Question:medium

A patient with multiple tendon xanthomas is found to have a serum cholesterol level of 398 mg/dL and an LDL level of 220 mg/dL. What is the most likely defect?

Show Hint

In cases of familial hypercholesterolemia, look for tendon xanthomas and significantly elevated LDL levels. The defect usually lies in the LDL receptor.
Updated On: Jun 22, 2026
  • Lipoprotein lipase deficiency
  • LDL receptor defect
  • Defective Apo B-100
  • PCSK9 gain-of-function mutation
Show Solution

The Correct Option is B

Solution and Explanation

Step 1: Read the lipid signature first.
The patient shows isolated, very high cholesterol ($398$ mg/dL) driven by a high LDL ($220$ mg/dL), with no mention of raised triglycerides. So this is a pure hypercholesterolaemia, not a mixed or triglyceride-predominant picture. This single fact lets us discard any cause that works through triglyceride-rich particles.

Step 2: Anchor on the physical clue.
Multiple tendon xanthomas (lipid deposits in tendons, classically the Achilles and finger extensors) are the hallmark of Familial Hypercholesterolaemia (FH). Tendon xanthomas + sky-high LDL = FH until proven otherwise, so the question is really asking which molecular defect causes classic FH.

Step 3: Recall the LDL clearance pathway.
Circulating LDL is normally removed when hepatic LDL receptors bind Apo B-100 on the LDL particle and internalise it. Anything that lowers receptor number or function leaves LDL stranded in plasma, raising its level and seeding xanthomas.

Step 4: Match the defect to classic, severe FH.
The commonest and most severe cause of FH is a defect in the hepatic LDL receptor itself - fewer or non-functional receptors mean LDL cannot be cleared, so it accumulates dramatically.

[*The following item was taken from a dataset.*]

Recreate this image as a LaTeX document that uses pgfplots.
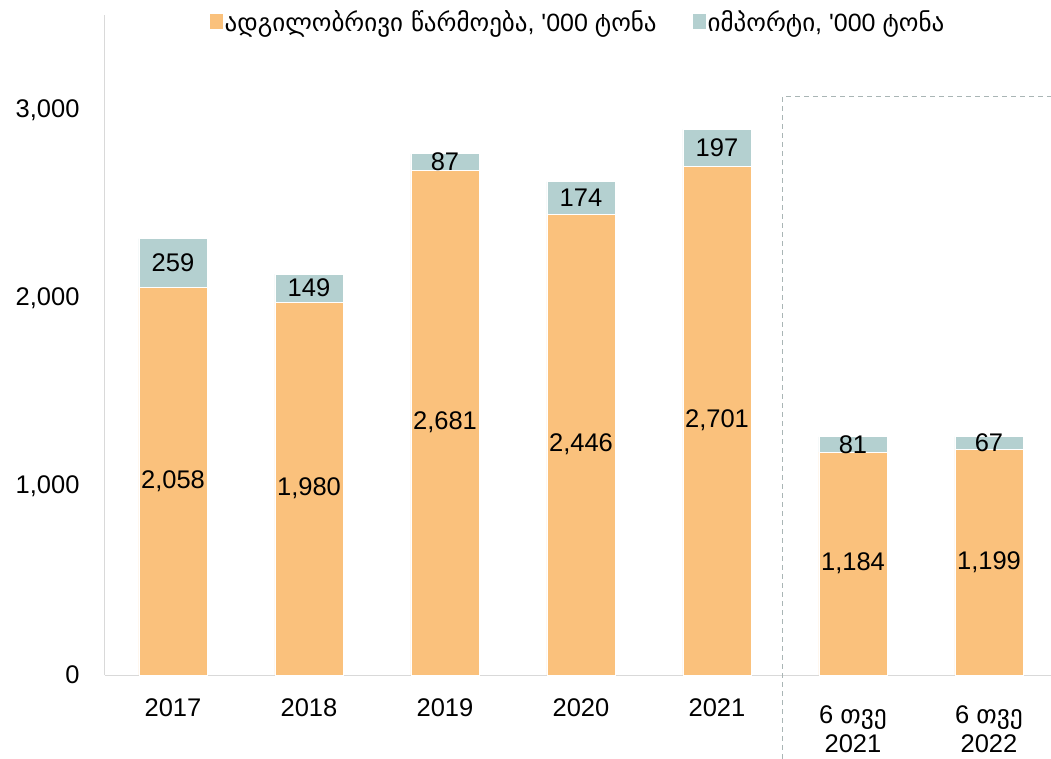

This fits both the lipid numbers and the tendon xanthomas.

Step 5: Rule out the partial mimics.
• Lipoprotein lipase deficiency blocks breakdown of chylomicrons/VLDL, producing hypertriglyceridaemia - the wrong lipid pattern here.
• Defective Apo B-100 (familial defective Apo B) does raise LDL because the ligand can't dock, but it is generally milder and far less common than receptor disease.
• PCSK9 gain-of-function speeds receptor degradation and raises LDL, but it too is rare and not the textbook answer for tendon-xanthoma FH.

Final answer: The most likely defect is Option 2 - an LDL receptor defect.